Hans - thanks for reading our instruction manual, it probably needs to be edited a little bit. For direct injection - the "filter" in the manual should be replaced with "guard column+cartridge" - otherwise its (as you pointed out) indirect injection!

Anyways - i'll follow up with you in an email. I don't want to turn this discussion into a discussion about our products.

Really, I mentioned the Imtakt column as a representative for restricted access columns, and because I was very positively surprised that Imtakt was apparently? of the same opinion: In my experience it is strongly preferable (over directly attached guards, filters) to use a separate filter, or even a precipitation, before injecting. It seems fair that people who consider this method get some independent opinions.

I think there may be some confusion here. For 99.9999% of the columns in the world - we recommend sample clean up prior to injection of biological samples (centrifuging, SPE, protein precipitation, filtering, ect.). We recommend doing this for all of our stationary phases as well.

If anyone wants to inject biological samples directly, then they should try Cadenza HS-C18 - it's a novel stationary phase that was designed for this (the chromatograms show the large abundant proteins quickly eluting from the column).

For Cadenza HS-C18, we always recommend centrifugion - whether or not samples need additional filtration prior to injection is dependent upon plasma concentration. If the samples are diluted with an internal standard - then it is possible to skip filtration (just use a guard column). If there is no dilution, then filtration should be evaluated.

How many problems you have with a method depends on the quality of the method. Restricted access packings will get rid of large molecular weight interferences, but they can't do anything about low molecular weight interferences. I put their ability to prevent interference and column contamination at about the same level as a protein precipitation procedure with acetonitrile. Selective detection with either MS or fluorescence is a big step forward to make a method work, and fluorescence is generally superior to MS. But even with fluorescence you can suffer from signal suppression, but probably not as badly as in MS.

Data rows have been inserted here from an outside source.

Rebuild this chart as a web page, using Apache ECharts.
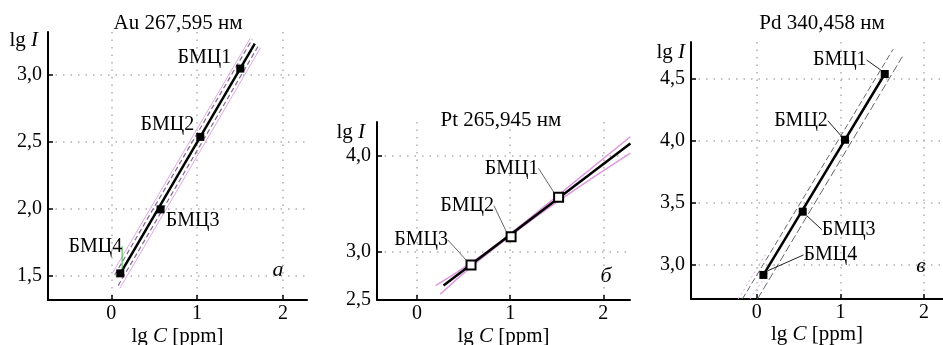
<!DOCTYPE html>
<html><head><meta charset="utf-8">
<script src="https://cdn.jsdelivr.net/npm/echarts@6/dist/echarts.min.js"></script>
<style>html,body{margin:0;padding:0;background:#fff}#c{width:943px;height:345px}</style>
</head><body><div id="c"></div>
<script>
// ---------- Panel а: Au 267,595 нм ----------
const auTitle = 'Au 267,595 нм';
const auNames = ['БМЦ4', 'БМЦ3', 'БМЦ2', 'БМЦ1'];
const auLgC = [0.105, 0.574, 1.037, 1.503];
const auLgI = [1.521, 1.997, 2.536, 3.044];
const auFitC = [0.105, 1.672];
const auFitI = [1.52, 3.23];
const auDashHiC = [0.04, 1.64], auDashHiI = [1.51, 3.26];
const auDashLoC = [0.08, 1.72], auDashLoI = [1.43, 3.22];
const auPinkHiC = [0.02, 1.62], auPinkHiI = [1.53, 3.27];
const auPinkLoC = [0.10, 1.74], auPinkLoI = [1.41, 3.20];
const auXTicks = [0, 1, 2];
const auYTicks = [1.5, 2.0, 2.5, 3.0];

// ---------- Panel б: Pt 265,945 нм ----------
const ptTitle = 'Pt 265,945 нм';
const ptNames = ['БМЦ3', 'БМЦ2', 'БМЦ1'];
const ptLgC = [0.58, 1.01, 1.52];
const ptLgI = [2.865, 3.16, 3.57];
const ptFitC = [0.285, 2.29];
const ptFitI = [2.65, 4.13];
const ptBandHiC = [0.2, 0.6, 1.0, 1.5, 2.29], ptBandHiI = [2.65, 2.90, 3.19, 3.58, 4.20];
const ptBandLoC = [0.25, 0.6, 1.0, 1.5, 2.29], ptBandLoI = [2.56, 2.86, 3.165, 3.52, 4.03];
const ptXTicks = [0, 1, 2];
const ptYTicks = [2.5, 3.0, 4.0];

// ---------- Panel в: Pd 340,458 нм ----------
const pdTitle = 'Pd 340,458 нм';
const pdNames = ['БМЦ4', 'БМЦ3', 'БМЦ2', 'БМЦ1'];
const pdLgC = [0.08, 0.55, 1.055, 1.53];
const pdLgI = [2.92, 3.43, 4.01, 4.54];
const pdFitC = [0.08, 1.53];
const pdFitI = [2.92, 4.54];
const pdDashHiC = [-0.17, 1.63], pdDashHiI = [2.727, 4.74];
const pdDashLoC = [0.01, 1.74], pdDashLoI = [2.727, 4.68];
const pdPinkHiC = [-0.22, 0.12], pdPinkHiI = [2.727, 3.10];
const pdPinkLoC = [-0.08, 0.20], pdPinkLoI = [2.727, 3.00];
const pdXTicks = [0, 1, 2];
const pdYTicks = [3.0, 3.5, 4.0, 4.5];

// ---------- layout / style (not data) ----------
const SERIF = '"Liberation Serif", "Times New Roman", serif';
const INK = '#000';
const fmtY = v => (Math.round(v * 10) / 10).toFixed(1).replace('.', ',');
const richName = {
  n: { fontFamily: SERIF, fontSize: 21, color: INK },
  i: { fontFamily: SERIF, fontSize: 21, color: INK, fontStyle: 'italic' }
};
const auLabelOff = [[-25, -27], [32, 11], [-33, -12], [-36, -11]];
const auCallout = [true, false, false, false];
const ptLabelOff = [[-50, -25], [-44, -31], [-47, -29]];
const ptCallout = [true, true, true];
const pdLabelOff = [[67, -20], [46, 18], [-44, -19], [-45, -14]];
const pdCallout = [true, true, true, true];

function xAxisCfg(gi, min, max, ticks, nameGap) {
  return {
    type: 'value', gridIndex: gi, min: min, max: max,
    name: '{n|lg }{i|C}{n| [ppm]}', nameLocation: 'middle', nameGap: nameGap, nameMoveOverlap: false,
    nameTextStyle: { rich: richName, verticalAlign: 'top' },
    axisLine: { onZero: false, lineStyle: { color: INK, width: 2 } },
    axisTick: { show: true, inside: true, length: 5, customValues: ticks, lineStyle: { color: INK, width: 1.5 } },
    axisLabel: { customValues: ticks, margin: 4, fontFamily: SERIF, fontSize: 20, color: INK, formatter: v => String(v) },
    splitLine: { show: true, lineStyle: { color: '#b0b0b0', width: 1.5, type: [1.5, 6] } }
  };
}
function yAxisCfg(gi, min, max, ticks, nameGap, padR) {
  return {
    type: 'value', gridIndex: gi, min: min, max: max,
    name: '{n|lg }{i|I}', nameLocation: 'end', nameGap: nameGap, nameMoveOverlap: false,
    nameTextStyle: { rich: richName, align: 'right', verticalAlign: 'middle', padding: [0, padR, 0, 0] },
    axisLine: { onZero: false, lineStyle: { color: INK, width: 2 } },
    axisTick: { show: true, inside: true, length: 5, customValues: ticks, lineStyle: { color: INK, width: 1.5 } },
    axisLabel: { customValues: ticks, margin: 6, fontFamily: SERIF, fontSize: 20, color: INK, formatter: fmtY },
    splitLine: { show: true, lineStyle: { color: '#b0b0b0', width: 1.5, type: [1.5, 6] } }
  };
}
function pts(xs, ys) { return xs.map((x, i) => [x, ys[i]]); }
function lineSeries(gi, xs, ys, style, z, smooth) {
  return {
    type: 'line', xAxisIndex: gi, yAxisIndex: gi, data: pts(xs, ys),
    symbol: 'none', showSymbol: false, silent: true, smooth: !!smooth,
    lineStyle: style, z: z, clip: true
  };
}
function scatterSeries(gi, xs, ys, names, offs, callouts, calloutColor, itemStyle, size) {
  return {
    type: 'scatter', xAxisIndex: gi, yAxisIndex: gi, symbol: 'rect', symbolSize: size,
    itemStyle: Object.assign({ opacity: 1 }, itemStyle), z: 10,
    data: xs.map((x, i) => ({
      name: names[i], value: [x, ys[i]],
      labelLine: { show: callouts[i], lineStyle: { color: calloutColor, width: 1, opacity: 1 } }
    })),
    label: { show: true, position: 'top', formatter: p => p.name, fontFamily: SERIF, fontSize: 20,
      color: INK, opacity: 1, textBorderWidth: 0, textShadowBlur: 0 },
    labelLine: { show: false },
    labelLayout: p => ({
      x: p.rect.x + p.rect.width / 2 + offs[p.dataIndex][0],
      y: p.rect.y + p.rect.height / 2 + offs[p.dataIndex][1],
      align: 'center', verticalAlign: 'middle', hideOverlap: false, moveOverlap: null
    })
  };
}

const chart = echarts.init(document.getElementById('c'), null, { renderer: 'canvas' });
const dashStyle = { color: '#7f6a8e', width: 1.2, type: [5, 3] };
const pinkStyle = { color: '#e2a8e2', width: 1 };
chart.setOption({
  animation: false,
  backgroundColor: '#fff',
  grid: [
    { left: 48, top: 32, width: 259, height: 268, outerBoundsMode: 'none', containLabel: false },
    { left: 377, top: 122, width: 253, height: 178, outerBoundsMode: 'none', containLabel: false },
    { left: 691, top: 42, width: 252, height: 257, outerBoundsMode: 'none', containLabel: false }
  ],
  xAxis: [
    xAxisCfg(0, -0.737, 2.28, auXTicks, 26),
    xAxisCfg(1, -0.429, 2.286, ptXTicks, 26),
    xAxisCfg(2, -0.785, 2.226, pdXTicks, 25)
  ],
  yAxis: [
    yAxisCfg(0, 1.323, 3.316, auYTicks, -8, 10),
    yAxisCfg(1, 2.5, 4.354, ptYTicks, -10, 12),
    yAxisCfg(2, 2.726, 4.798, pdYTicks, -10, 6)
  ],
  graphic: [
    { type: 'text', x: 178, y: 23, style: { text: auTitle, font: '21px ' + SERIF, fill: INK, align: 'center', verticalAlign: 'middle' } },
    { type: 'text', x: 501, y: 120, style: { text: ptTitle, font: '21px ' + SERIF, fill: INK, align: 'center', verticalAlign: 'middle' } },
    { type: 'text', x: 822, y: 23, style: { text: pdTitle, font: '21px ' + SERIF, fill: INK, align: 'center', verticalAlign: 'middle' } },
    { type: 'text', x: 278, y: 270, style: { text: 'а', font: 'italic 22px ' + SERIF, fill: INK, align: 'center', verticalAlign: 'middle' } },
    { type: 'text', x: 606, y: 276, style: { text: 'б', font: 'italic 22px ' + SERIF, fill: INK, align: 'center', verticalAlign: 'middle' } },
    { type: 'text', x: 921, y: 266, style: { text: 'в', font: 'italic 22px ' + SERIF, fill: INK, align: 'center', verticalAlign: 'middle' } }
  ],
  series: [
    lineSeries(0, auPinkHiC, auPinkHiI, pinkStyle, 2),
    lineSeries(0, auPinkLoC, auPinkLoI, pinkStyle, 2),
    lineSeries(0, auDashHiC, auDashHiI, dashStyle, 3),
    lineSeries(0, auDashLoC, auDashLoI, dashStyle, 3),
    lineSeries(0, auFitC, auFitI, { color: INK, width: 2.5 }, 4),
    scatterSeries(0, auLgC, auLgI, auNames, auLabelOff, auCallout, '#3cb043', { color: INK }, 8),

    lineSeries(1, ptBandHiC, ptBandHiI, { color: '#dd99dd', width: 1.5 }, 2, true),
    lineSeries(1, ptBandLoC, ptBandLoI, { color: '#dd99dd', width: 1.5 }, 2, true),
    lineSeries(1, ptFitC, ptFitI, { color: INK, width: 2.5 }, 4),
    scatterSeries(1, ptLgC, ptLgI, ptNames, ptLabelOff, ptCallout, '#666', { color: '#fff', borderColor: INK, borderWidth: 2 }, 9),

    lineSeries(2, pdPinkHiC, pdPinkHiI, { color: '#e0a8e0', width: 1, type: [2, 3] }, 2),
    lineSeries(2, pdPinkLoC, pdPinkLoI, { color: '#e0a8e0', width: 1, type: [2, 3] }, 2),
    lineSeries(2, pdDashHiC, pdDashHiI, { color: '#666', width: 1, type: [6, 3] }, 3),
    lineSeries(2, pdDashLoC, pdDashLoI, { color: '#666', width: 1, type: [8, 3] }, 3),
    lineSeries(2, pdFitC, pdFitI, { color: INK, width: 2.5 }, 4),
    scatterSeries(2, pdLgC, pdLgI, pdNames, pdLabelOff, pdCallout, '#222', { color: INK }, 8)
  ]
});
</script></body></html>
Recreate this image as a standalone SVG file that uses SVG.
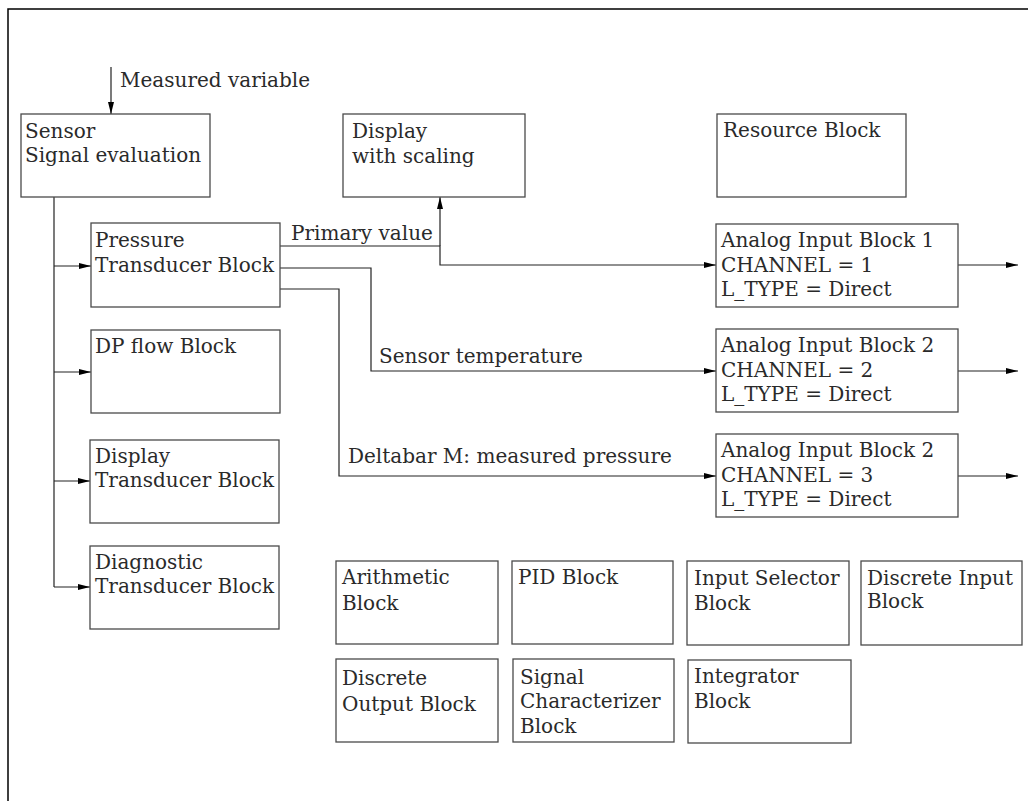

Bryan, there is no confusion here. I again checked the Imtakt "Instruction Sheet Cadenza HS-C!8" which you e-mailed me. On the first page there is the heading "Mobile Phase and Sample Filtration", under which is stated: "Please filter the mobile phase and and sample solution through either a 0,45µm or 0.2µm membrane filter prior to injection." On the second page, under the heading "Sample Pretreatment" it says: "Plasma (blood serum) samples should be pre-treated in advance with a 0.45µm filter and centrifuge so that there is no turbidity."
Again I must say that I admire Imtakt for such real world advice.
In another chain it was mentioned that freezing and thawing plasma/serum samples can precipitate some proteins, here I may add that some patients yield turbid plasma/serum freshly at preparation. In our hands some patient´s plasma/serum even plugged 0.45 µm filters immediately. That is why we opted for a simple Na2SO4 partial precipitation of proteins ahead of the injection. Furthermore we finally used restricted access columns only as a first step in 3-step HPLC methods.
The quoted statements of Imtakt (and some not quoted here) also indicate that there has been no breath-taking breakthrough in this methodology since the Pinkerton, Supelco, Merck, and Chrompack (now Varian?) columns tried here. That is, the advice of Imtakt and that which I gave still seems to have relevance.
In fairness I must say that we had no problem analysing spiked cortisol in plasma/serum of ourselves (indicating that we were fairly normal) via direct injection into a Pinkerton. This would indicate that in a pharmaceutical setting, where normal people were used in tests, the direct approach might be worthwhile when more or less frequent guard column wastage can be tolerated. But this leads to the question: Is there somebody out there who can give a documented example of a routine analysis (in a clinical setting) using only direct injection of plasma/serum on a restricted access column? No indication of protins and or peptides getting through to a MS or fluorescence (many proteins/peptides fluoresce) detector?